The ship was used in the Flotilla which tried to break the siege of Gaza in 2012
15.09.14 / 10:53
Israeli Maritime Court: S/V Estelle to be Returned to Owners
15.09.14
Israeli Maritime Court: S/V Estelle to be Returned to Owners

Two years after the S/V Estelle was seized, Israeli court decision granted it to be freed.

 

The Haifa District Court blocked the state from setting a precedent that would help it deter flotillas by legalizing confiscating captured flotilla vessels and their cargo under international law.

 

The S/V Estelle is the biggest sail ship in Finnish register, owned by a Swedish company "Ship to Gaza". It was used in the Flotilla which tried to break the siege of Gaza in 2012.

 

The vessel was built in Germany in 1922 as a 42-meter (137.8 feet), steel-hulled ship for trawl-fishing in the Baltic Sea. She sailed from Finland on May 28, 2012, with an announced intention of breaking the Gaza blockade.

 

The vessel was boarded and commandeered by the Israeli navy on October 20, 2012, as it approached Gaza. She covered 5000 nautical miles from the Baltic Sea to the Eastern Mediterranean, via Naples, Italy, when Israeli forces blocked and rerouted the ship to Ashdod.

 

Since then, the ship has been seized by the State of Israel.

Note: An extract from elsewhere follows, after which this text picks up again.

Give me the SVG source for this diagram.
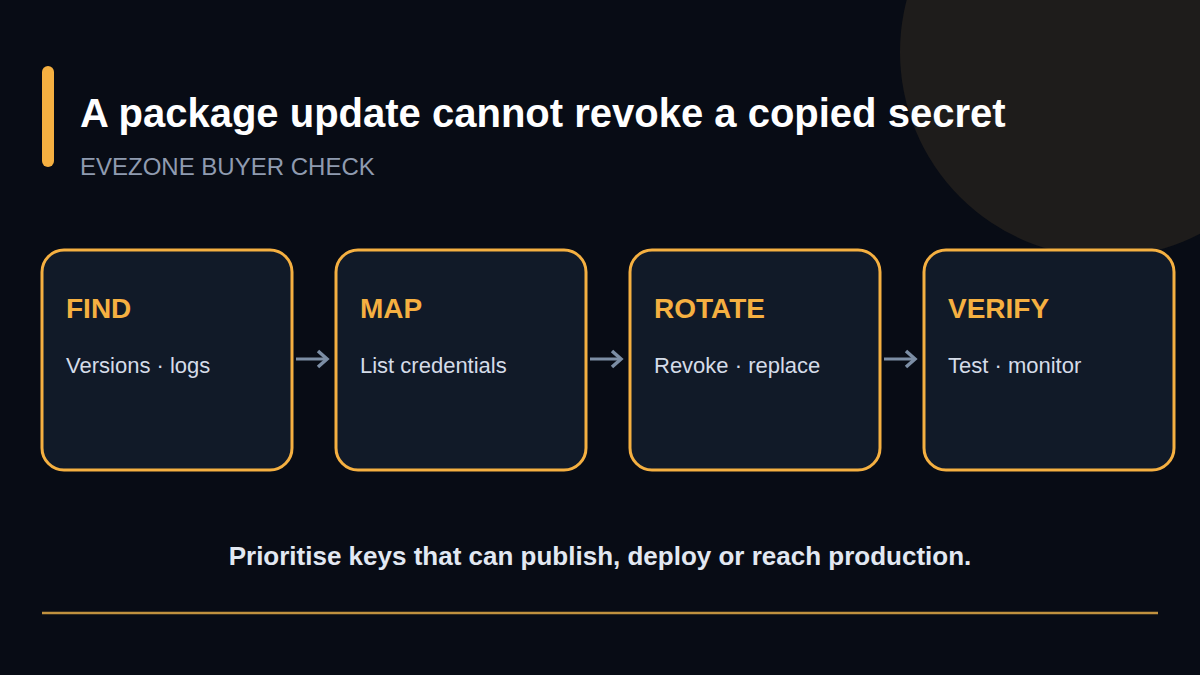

Judge Ron Sokol issued a rare ruling, sitting in his court’s capacity as a maritime court, stating that the sea provision international law that the state wanted to apply, England’s Naval Prize Act of 1864, was too esoteric, too infrequently used – not used anywhere internationally since World war II – and too vague for an Israeli court to utilize.

 

The court’s ruling was a major blow to one of the state’s broader strategies for discouraging foreigners from organizing flotillas to break its Gaza blockade by making them face the risk of large monetary losses, such as the sea vessels and cargo. The state filed the petition to confiscate the boat in August 2013, in a substantial delay of around 10 months, which was also part of the court’s decision to reject the request.